Is machine learning really effective in detecting corporate fraud?
研究评估了机器学习在中国上市公司会计欺诈检测中的效果,发现虽然某些模型在AUC和F1分数上表现更好,但精确率低于0.10,实际应用价值有限。
Purpose This study aims to evaluate the effectiveness of machine learning (ML) in detecting accounting fraud among Chinese-listed firms from 2007 to 2022. It aims to determine whether advanced ML techniques outperform traditional logistic regression models in accuracy, precision and practical applicability for fraud detection. Design/methodology/approach The research analyzes a dataset of 48,746 firm-year observations, including 6,790 instances of fraud. Employing nine ML models (e.g. Random Forest, RUSBoost and LightGBM) and traditional logistic regression, the study uses SAS Visualization and Python for variable selection and model construction. It evaluates model performance with metrics such as AUC, precision, recall, F1 score and net benefit under different data processing scenarios. Findings Results are mixed.

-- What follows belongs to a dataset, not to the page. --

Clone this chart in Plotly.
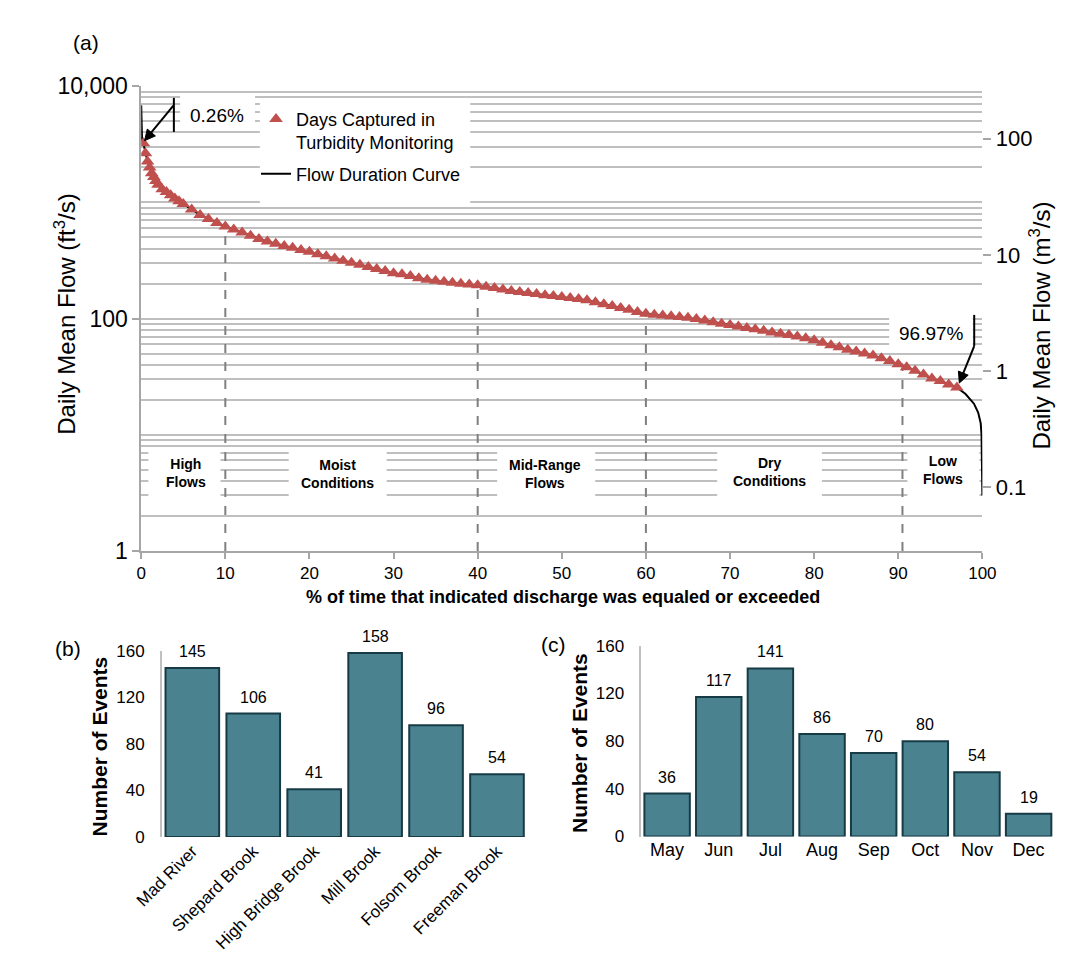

While Random Forest, LightGBM and RUSBoost models exhibit superior AUC and F1 scores, none achieve a precision rate above 0.10, indicating high false-positive rates. The low precision rate significantly limits their practical value for regulators, investors and professionals such as analysts and auditors. Logistic regression and support vector machine models often achieve higher recall rates, suggesting traditional approaches remain competitive in identifying fraudulent firms. Originality/value This study highlights limitations in the practical utility of ML for corporate fraud detection due to low precision rates and false positives. It contributes a nuanced understanding of ML’s role in accounting research, emphasizing the need for integrating qualitative data and improving model precision for real-world application. Furthermore, it offers new insights into using SAS Visualization and random data-splitting methods in fraud prediction.